# start of Provided records

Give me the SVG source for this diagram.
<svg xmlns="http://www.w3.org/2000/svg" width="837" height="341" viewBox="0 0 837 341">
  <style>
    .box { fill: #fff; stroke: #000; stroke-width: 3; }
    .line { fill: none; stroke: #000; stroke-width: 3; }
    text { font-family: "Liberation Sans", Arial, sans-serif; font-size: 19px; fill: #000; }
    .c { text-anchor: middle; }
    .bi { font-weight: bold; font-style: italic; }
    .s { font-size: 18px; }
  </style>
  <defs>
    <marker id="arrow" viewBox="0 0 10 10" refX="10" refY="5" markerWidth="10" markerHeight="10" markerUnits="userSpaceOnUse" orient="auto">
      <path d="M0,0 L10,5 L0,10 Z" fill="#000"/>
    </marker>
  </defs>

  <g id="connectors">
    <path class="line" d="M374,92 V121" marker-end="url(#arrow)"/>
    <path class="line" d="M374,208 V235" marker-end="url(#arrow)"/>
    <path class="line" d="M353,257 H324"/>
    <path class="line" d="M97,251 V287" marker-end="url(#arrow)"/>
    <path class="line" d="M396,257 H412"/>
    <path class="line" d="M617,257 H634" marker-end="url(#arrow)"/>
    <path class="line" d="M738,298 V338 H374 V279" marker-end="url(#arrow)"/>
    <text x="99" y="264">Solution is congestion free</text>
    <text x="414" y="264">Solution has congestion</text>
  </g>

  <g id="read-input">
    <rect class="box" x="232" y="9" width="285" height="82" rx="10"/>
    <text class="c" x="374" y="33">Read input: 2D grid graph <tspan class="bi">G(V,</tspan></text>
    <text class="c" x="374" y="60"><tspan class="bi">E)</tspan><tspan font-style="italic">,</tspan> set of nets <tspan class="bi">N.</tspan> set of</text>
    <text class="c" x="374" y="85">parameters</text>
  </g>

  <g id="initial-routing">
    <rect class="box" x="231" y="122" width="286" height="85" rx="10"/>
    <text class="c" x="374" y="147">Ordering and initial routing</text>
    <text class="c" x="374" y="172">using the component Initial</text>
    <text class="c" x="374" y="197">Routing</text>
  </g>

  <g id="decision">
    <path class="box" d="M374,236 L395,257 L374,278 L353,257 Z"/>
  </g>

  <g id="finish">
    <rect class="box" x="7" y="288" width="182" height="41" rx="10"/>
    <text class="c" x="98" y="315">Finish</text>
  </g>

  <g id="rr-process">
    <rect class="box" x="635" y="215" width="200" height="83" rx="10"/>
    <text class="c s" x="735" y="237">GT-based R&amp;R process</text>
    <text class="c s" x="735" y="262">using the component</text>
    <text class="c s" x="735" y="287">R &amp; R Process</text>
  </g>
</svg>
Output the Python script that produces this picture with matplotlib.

# end of Provided records

### What you need to do
Repeat all of the records above exactly as written.

### Output of the exercise
Give me the SVG source for this diagram.
<svg xmlns="http://www.w3.org/2000/svg" width="837" height="341" viewBox="0 0 837 341">
  <style>
    .box { fill: #fff; stroke: #000; stroke-width: 3; }
    .line { fill: none; stroke: #000; stroke-width: 3; }
    text { font-family: "Liberation Sans", Arial, sans-serif; font-size: 19px; fill: #000; }
    .c { text-anchor: middle; }
    .bi { font-weight: bold; font-style: italic; }
    .s { font-size: 18px; }
  </style>
  <defs>
    <marker id="arrow" viewBox="0 0 10 10" refX="10" refY="5" markerWidth="10" markerHeight="10" markerUnits="userSpaceOnUse" orient="auto">
      <path d="M0,0 L10,5 L0,10 Z" fill="#000"/>
    </marker>
  </defs>

  <g id="connectors">
    <path class="line" d="M374,92 V121" marker-end="url(#arrow)"/>
    <path class="line" d="M374,208 V235" marker-end="url(#arrow)"/>
    <path class="line" d="M353,257 H324"/>
    <path class="line" d="M97,251 V287" marker-end="url(#arrow)"/>
    <path class="line" d="M396,257 H412"/>
    <path class="line" d="M617,257 H634" marker-end="url(#arrow)"/>
    <path class="line" d="M738,298 V338 H374 V279" marker-end="url(#arrow)"/>
    <text x="99" y="264">Solution is congestion free</text>
    <text x="414" y="264">Solution has congestion</text>
  </g>

  <g id="read-input">
    <rect class="box" x="232" y="9" width="285" height="82" rx="10"/>
    <text class="c" x="374" y="33">Read input: 2D grid graph <tspan class="bi">G(V,</tspan></text>
    <text class="c" x="374" y="60"><tspan class="bi">E)</tspan><tspan font-style="italic">,</tspan> set of nets <tspan class="bi">N.</tspan> set of</text>
    <text class="c" x="374" y="85">parameters</text>
  </g>

  <g id="initial-routing">
    <rect class="box" x="231" y="122" width="286" height="85" rx="10"/>
    <text class="c" x="374" y="147">Ordering and initial routing</text>
    <text class="c" x="374" y="172">using the component Initial</text>
    <text class="c" x="374" y="197">Routing</text>
  </g>

  <g id="decision">
    <path class="box" d="M374,236 L395,257 L374,278 L353,257 Z"/>
  </g>

  <g id="finish">
    <rect class="box" x="7" y="288" width="182" height="41" rx="10"/>
    <text class="c" x="98" y="315">Finish</text>
  </g>

  <g id="rr-process">
    <rect class="box" x="635" y="215" width="200" height="83" rx="10"/>
    <text class="c s" x="735" y="237">GT-based R&amp;R process</text>
    <text class="c s" x="735" y="262">using the component</text>
    <text class="c s" x="735" y="287">R &amp; R Process</text>
  </g>
</svg>
Output the Python script that produces this picture with matplotlib.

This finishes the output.